Now I was fully converted to an understanding of colour, and at time when my hobby painting activity started to take off with my early retirement. Firstly I applied the new found knowledge to Napoleonics. This was, and is, a good place to start, as the colours are very basic. I found I could paint a French infantryman with just four pigments: Titanium White, Raw Umber, Cadmium Red and Prussian Blue. That included the black shako and the flesh. Not quite true: I still needed the metallics of silver and gold for some of the details. I only needed the red for the facings (though it also helped with the mix for the face) – and having one of the lighter brown Siennas to hand was helpful (in point of act I could have replaced the Raw Umber with one of these Siennas entirely – but some of the mixes would be a bit more difficult).

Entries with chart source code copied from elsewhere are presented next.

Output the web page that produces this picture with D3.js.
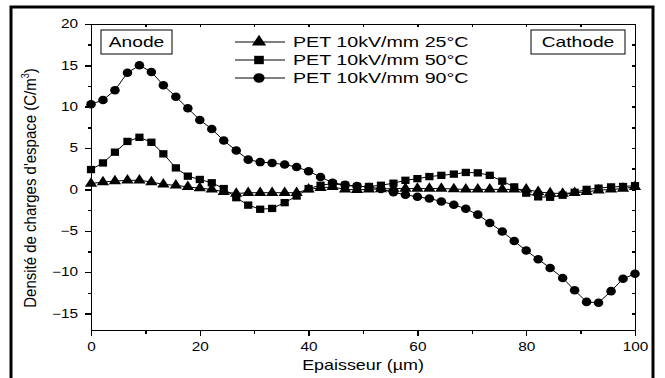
<!doctype html>
<html lang="fr">
<head>
<meta charset="utf-8">
<title>Densité de charges d'espace</title>
<script src="https://cdn.jsdelivr.net/npm/d3@7/dist/d3.min.js"></script>
<style>
	body { margin: 0; background: #fff; }
	text { font-family: "Liberation Sans", Arial, sans-serif; fill: #000; }
	.axis path, .axis line { stroke: #000; stroke-width: 1.5; shape-rendering: crispEdges; }
	.serie { fill: none; stroke: #000; stroke-width: 1; }
</style>
</head>
<body>
<div id="viz"></div>
<script>
// DATA
var thickness = [0, 2.2, 4.4, 6.7, 8.9, 11.1, 13.3, 15.6, 17.8, 20, 22.2, 24.4, 26.7, 28.9, 31.1, 33.3,
	35.6, 37.8, 40, 42.2, 44.4, 46.7, 48.9, 51.1, 53.3, 55.6, 57.8, 60, 62.2, 64.4, 66.7, 68.9,
	71.1, 73.3, 75.6, 77.8, 80, 82.2, 84.4, 86.7, 88.9, 91.1, 93.3, 95.6, 97.8, 100];

var rho25 = [0.7, 0.9, 1.0, 1.1, 1.1, 0.9, 0.6, 0.5, 0.3, 0.15, 0.0, -0.3, -0.5, -0.4, -0.4, -0.4,
	-0.4, -0.4, 0.0, 0.2, 0.3, 0.0, -0.05, 0.0, 0.05, 0.1, 0.1, 0.1, 0.1, 0.1, 0.05, 0.0,
	0.0, 0.0, 0.0, 0.0, 0.0, -0.3, -0.45, -0.5, -0.4, -0.3, -0.1, 0.0, 0.1, 0.3];

var rho50 = [2.4, 3.2, 4.5, 5.8, 6.3, 5.7, 4.3, 2.6, 1.6, 1.2, 0.8, 0.1, -1.0, -1.9, -2.4, -2.3,
	-1.6, -0.8, 0.1, 0.5, 0.7, 0.5, 0.35, 0.35, 0.5, 0.75, 1.1, 1.3, 1.55, 1.7, 1.85, 2.05,
	2.0, 1.7, 1.0, 0.3, -0.45, -0.9, -0.95, -0.7, -0.35, 0.0, 0.15, 0.3, 0.35, 0.45];

var rho90 = [10.3, 10.8, 12.0, 14.1, 15.0, 14.2, 12.6, 11.2, 9.8, 8.4, 7.3, 5.9, 4.7, 3.6, 3.3, 3.2,
	3.0, 2.7, 2.2, 1.5, 0.8, 0.55, 0.4, 0.3, 0.05, -0.35, -0.65, -0.9, -1.1, -1.45, -1.85, -2.35,
	-3.05, -4.05, -5.1, -6.25, -7.4, -8.45, -9.5, -10.7, -12.2, -13.6, -13.7, -12.3, -10.8, -10.2];

var seriesNames = ["PET 10kV/mm 25°C", "PET 10kV/mm 50°C", "PET 10kV/mm 90°C"];
var xTicks = [0, 20, 40, 60, 80, 100];
var xMinor = [10, 30, 50, 70, 90];
var yTicks = [-15, -10, -5, 0, 5, 10, 15, 20];
var yMinor = [-12.5, -7.5, -2.5, 2.5, 7.5, 12.5, 17.5];

var series = [
	{name: seriesNames[0], values: rho25, symbol: d3.symbolTriangle, size: 52},
	{name: seriesNames[1], values: rho50, symbol: d3.symbolSquare, size: 54},
	{name: seriesNames[2], values: rho90, symbol: d3.symbolCircle, size: 57}
];

var w = 665, h = 378;
var sx = 1.28; // the picture is a bit stretched sideways

// SCALES
var xScale = d3.scaleLinear().domain([0, 100]).range([91, 635]);
var yScale = d3.scaleLinear().domain([-17, 20]).range([330, 24]);

var svg = d3.select("#viz").append("svg")
	.attr("width", w)
	.attr("height", h);

// outer frame, its bottom edge is out of the picture
svg.append("rect")
	.attr("x", 11).attr("y", 7)
	.attr("width", 642).attr("height", 420)
	.attr("fill", "none")
	.attr("stroke", "#000")
	.attr("stroke-width", 3);

// AXES
var xAxis = d3.axisBottom(xScale).tickValues(xTicks).tickSize(6).tickPadding(6.5).tickSizeOuter(0);
var gx = svg.append("g").attr("class", "axis")
	.attr("transform", "translate(0," + yScale(-17) + ")")
	.call(xAxis);
gx.selectAll("text")
	.style("font-size", "12px")
	.attr("transform", "scale(" + sx + ",1)");

svg.append("g").attr("class", "axis")
	.attr("transform", "translate(0," + yScale(-17) + ")")
	.call(d3.axisBottom(xScale).tickValues(xMinor).tickSize(3.5).tickFormat("").tickSizeOuter(0));

var yAxis = d3.axisLeft(yScale).tickValues(yTicks).tickSize(6).tickSizeOuter(0);
var gy = svg.append("g").attr("class", "axis")
	.attr("transform", "translate(" + xScale(0) + ",0)")
	.call(yAxis);
gy.selectAll("text")
	.style("font-size", "12px")
	.attr("x", -13 / sx)
	.attr("transform", "scale(" + sx + ",1)");

svg.append("g").attr("class", "axis")
	.attr("transform", "translate(" + xScale(0) + ",0)")
	.call(d3.axisLeft(yScale).tickValues(yMinor).tickSize(3.5).tickFormat("").tickSizeOuter(0));

// top and right, ticks inside
svg.append("g").attr("class", "axis")
	.attr("transform", "translate(0," + yScale(20) + ")")
	.call(d3.axisTop(xScale).tickValues(xTicks.concat(xMinor)).tickSize(-3).tickFormat("").tickSizeOuter(0));

svg.append("g").attr("class", "axis")
	.attr("transform", "translate(" + xScale(100) + ",0)")
	.call(d3.axisRight(yScale).tickValues(yTicks.concat(yMinor)).tickSize(-3).tickFormat("").tickSizeOuter(0));

// axis titles
svg.append("text")
	.attr("transform", "translate(" + ((xScale(0) + xScale(100)) / 2) + ",370) scale(" + sx + ",1)")
	.attr("text-anchor", "middle")
	.style("font-size", "14px")
	.text("Epaisseur (µm)");

var yTitle = svg.append("text")
	.attr("transform", "translate(36,188) rotate(-90) scale(1,1.15)")
	.attr("text-anchor", "middle")
	.style("font-size", "15px");
yTitle.append("tspan").text("Densité de charges d'espace (C/m");
yTitle.append("tspan").attr("dy", -6).style("font-size", "9px").text("3");
yTitle.append("tspan").attr("dy", 6).text(")");

// CURVES
var line = d3.line()
	.x(function(d) { return xScale(d[0]); })
	.y(function(d) { return yScale(d[1]); });

series.forEach(function(s) {
	var pts = thickness.map(function(t, i) { return [t, s.values[i]]; });
	svg.append("path")
		.attr("class", "serie")
		.attr("d", line(pts));
	svg.append("g").selectAll("path")
		.data(pts)
		.enter()
		.append("path")
		.attr("d", d3.symbol().type(s.symbol).size(s.size))
		.attr("transform", function(d) {
			return "translate(" + xScale(d[0]) + "," + yScale(d[1]) + ") scale(1.12,1)";
		})
		.attr("fill", "#000");
});

// LEGEND
var legend = svg.append("g").attr("transform", "translate(235,42)");
series.forEach(function(s, i) {
	var row = legend.append("g").attr("transform", "translate(0," + (i * 18) + ")");
	row.append("line")
		.attr("x1", 0).attr("x2", 50)
		.attr("stroke", "#000").attr("stroke-width", 1);
	row.append("path")
		.attr("d", d3.symbol().type(s.symbol).size(s.size * 1.3))
		.attr("transform", "translate(24,0) scale(1.15,1)")
		.attr("fill", "#000");
	row.append("text")
		.attr("transform", "translate(58,5) scale(" + (sx + 0.03) + ",1)")
		.style("font-size", "15px")
		.text(s.name);
});

// electrode boxes
function labelBox(x, width, label) {
	svg.append("rect")
		.attr("x", x).attr("y", 30)
		.attr("width", width).attr("height", 24)
		.attr("fill", "#fff")
		.attr("stroke", "#000")
		.attr("stroke-width", 1);
	svg.append("text")
		.attr("transform", "translate(" + (x + width / 2) + ",47) scale(" + sx + ",1)")
		.attr("text-anchor", "middle")
		.style("font-size", "15px")
		.text(label);
}
labelBox(101, 71, "Anode");
labelBox(531, 94, "Cathode");
</script>
</body>
</html>
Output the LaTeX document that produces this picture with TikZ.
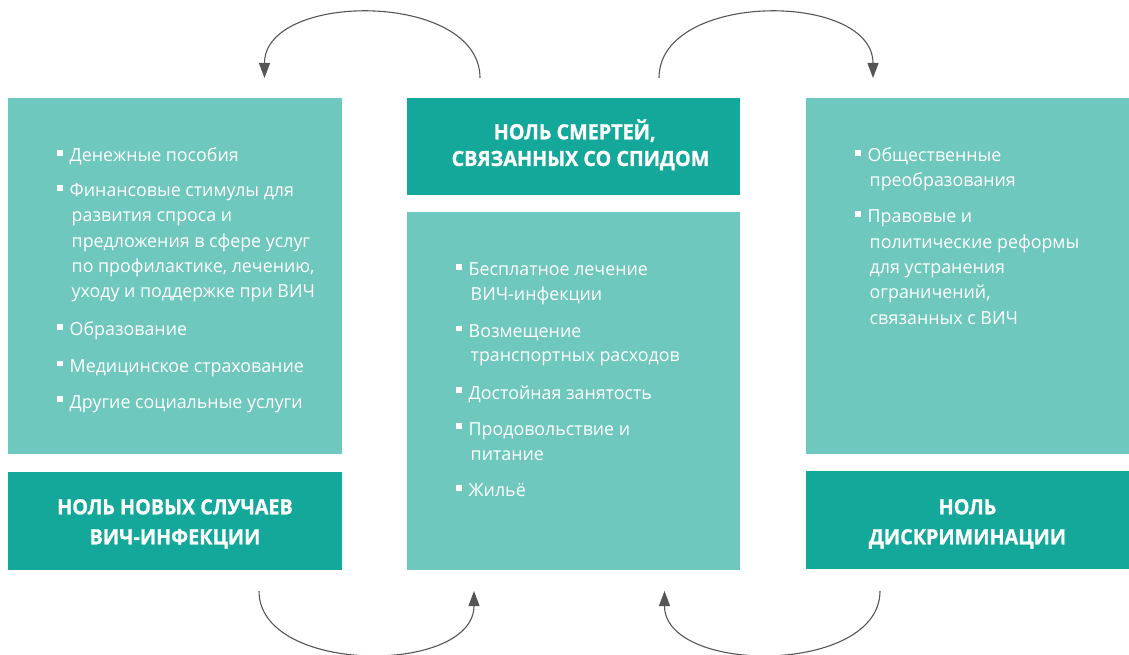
\documentclass[tikz,border=0pt]{standalone}
\usepackage{fontspec}
\setmainfont{Open Sans}
\newfontfamily\bodyfont{Open Sans}[FakeStretch=0.99]
\newfontfamily\headfont{Open Sans}[FakeStretch=0.94, BoldFeatures={FakeBold=1}]
\usetikzlibrary{arrows.meta,calc}
\definecolor{lightteal}{HTML}{6FC8BD}
\definecolor{darkteal}{HTML}{13A89A}
\definecolor{arrowgray}{HTML}{555555}
\tikzset{
  box/.style={draw=none, inner sep=0pt, outer sep=0pt, anchor=north west},
  lightbox/.style={box, fill=lightteal},
  darkbox/.style={box, fill=darkteal},
  txt/.style={anchor=base west, inner sep=0pt, text=white, font=\bodyfont\fontsize{18}{22}\selectfont},
  head/.style={anchor=base, inner sep=0pt, text=white, font=\headfont\bfseries\fontsize{21}{24}\selectfont},
  bul/.style={fill=white, draw=none, inner sep=0pt, minimum size=5.6pt},
  loop/.style={draw=arrowgray, line width=1.1pt, -{Triangle[length=15pt,width=11pt]}},
}
\newcommand\bitem[4]{\node[bul] (#1b) at (#2-9.5,#3-8.8) {}; \node[txt] (#1) at (#2,#3) {#4};}
\newcommand\citem[4]{\node[txt] (#1) at (#2+2,#3) {#4};}
\begin{document}
\begin{tikzpicture}[x=1pt,y=-1pt]
\useasboundingbox (0,0) rectangle (1129,655);
% boxes
\node[lightbox, minimum width=334pt, minimum height=356pt] (Lbox) at (8,98) {};
\node[darkbox, minimum width=334pt, minimum height=98pt] (Lhead) at (8,472) {};
\node[darkbox, minimum width=333pt, minimum height=97.5pt] (Chead) at (407,98) {};
\node[lightbox, minimum width=333pt, minimum height=358pt] (Cbox) at (407,212) {};
\node[lightbox, minimum width=323pt, minimum height=356pt] (Rbox) at (806,98) {};
\node[darkbox, minimum width=323pt, minimum height=98pt] (Rhead) at (806,471) {};
% headers
\node[head] (ch1) at (574.7,139.3) {НОЛЬ СМЕРТЕЙ,};
\node[head] (ch2) at (580.5,166) {СВЯЗАННЫХ СО СПИДОМ};
\node[head] (lh1) at (175,514.3) {НОЛЬ НОВЫХ СЛУЧАЕВ};
\node[head] (lh2) at (175,544.3) {ВИЧ-ИНФЕКЦИИ};
\node[head] (rh1) at (967.5,514.3) {НОЛЬ};
\node[head] (rh2) at (967.5,544.3) {ДИСКРИМИНАЦИИ};
% left items
\bitem{l1}{69.5}{161.7}{Денежные пособия}
\bitem{l2}{69.5}{196.7}{Финансовые стимулы для}
\citem{l2a}{69.5}{221.9}{развития спроса и}
\citem{l2b}{69.5}{247.1}{предложения в сфере услуг}
\citem{l2c}{69.5}{272.3}{по профилактике, лечению,}
\citem{l2d}{69.5}{297.5}{уходу и поддержке при ВИЧ}
\bitem{l3}{69.5}{335.7}{Образование}
\bitem{l4}{69.5}{372.3}{Медицинское страхование}
\bitem{l5}{69.5}{408}{Другие социальные услуги}
% center items
\bitem{c1}{468.5}{275.7}{Бесплатное лечение}
\citem{c1a}{468.5}{300.7}{ВИЧ-инфекции}
\bitem{c2}{468.5}{337.3}{Возмещение}
\citem{c2a}{468.5}{361.9}{транспортных расходов}
\bitem{c3}{468.5}{399}{Достойная занятость}
\bitem{c4}{468.5}{435}{Продовольствие и}
\citem{c4a}{468.5}{460}{питание}
\bitem{c5}{468.5}{496.7}{Жильё}
% right items
\bitem{r1}{867.5}{161.7}{Общественные}
\citem{r1a}{867.5}{186.9}{преобразования}
\bitem{r2}{867.5}{222.7}{Правовые и}
\citem{r2a}{867.5}{248.1}{политические реформы}
\citem{r2b}{867.5}{273.5}{для устранения}
\citem{r2c}{867.5}{298.9}{ограничений,}
\citem{r2d}{867.5}{324.3}{связанных с ВИЧ}
% arrow end points
\coordinate (a1s) at (480,78);
\coordinate (a1e) at (264.5,78);
\coordinate (a2s) at (659,78);
\coordinate (a2e) at (873,78);
\coordinate (a3s) at (259,591);
\coordinate (a3e) at (474,591);
\coordinate (a4s) at (880,591);
\coordinate (a4e) at (664.5,591);
\draw[loop] (a1s) .. controls ($(a1s)+(0,-87)$) and ($(a1e)+(0,-87)$) .. (a1e);
\draw[loop] (a2s) .. controls ($(a2s)+(0,-87)$) and ($(a2e)+(0,-87)$) .. (a2e);
\draw[loop] (a3s) .. controls ($(a3s)+(0,84)$) and ($(a3e)+(0,84)$) .. (a3e);
\draw[loop] (a4s) .. controls ($(a4s)+(0,84)$) and ($(a4e)+(0,84)$) .. (a4e);
\end{tikzpicture}
\end{document}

With my confidence built on Napoleonics, I broke into WW2. When I embarked on the journey, I had always considered this too difficult. But by the time I reached my first WW2 project, some German vehicles in 20mm, I was too far gone. I was not going to be dependent on some paint manufacturer’s interpretation. Dull colours are complex ones – involving all three primary colours in relatively high proportions. Small tweaks to the colour mix have a big impact, and can take it in completely the wrong direction. So it proved. I made several attempts at German Dunkelgelb before getting something I found acceptable. And even that first attempt, on some Panzer IIIs, looks to my current eye as being closer to the German desert colour Braun than Dunkelgelb – which as it happens was just as appropriate fro a Panzer III in 1943. But slowly I have got the hang of it. I have even got as far as painting WW2 aircraft, though my first attempt at RAF desert colours was not entirely successful.

It’s been a long journey, and I’ve learnt a lot. Above all I have achieved an understanding of colour, and a sense of control over the whole process.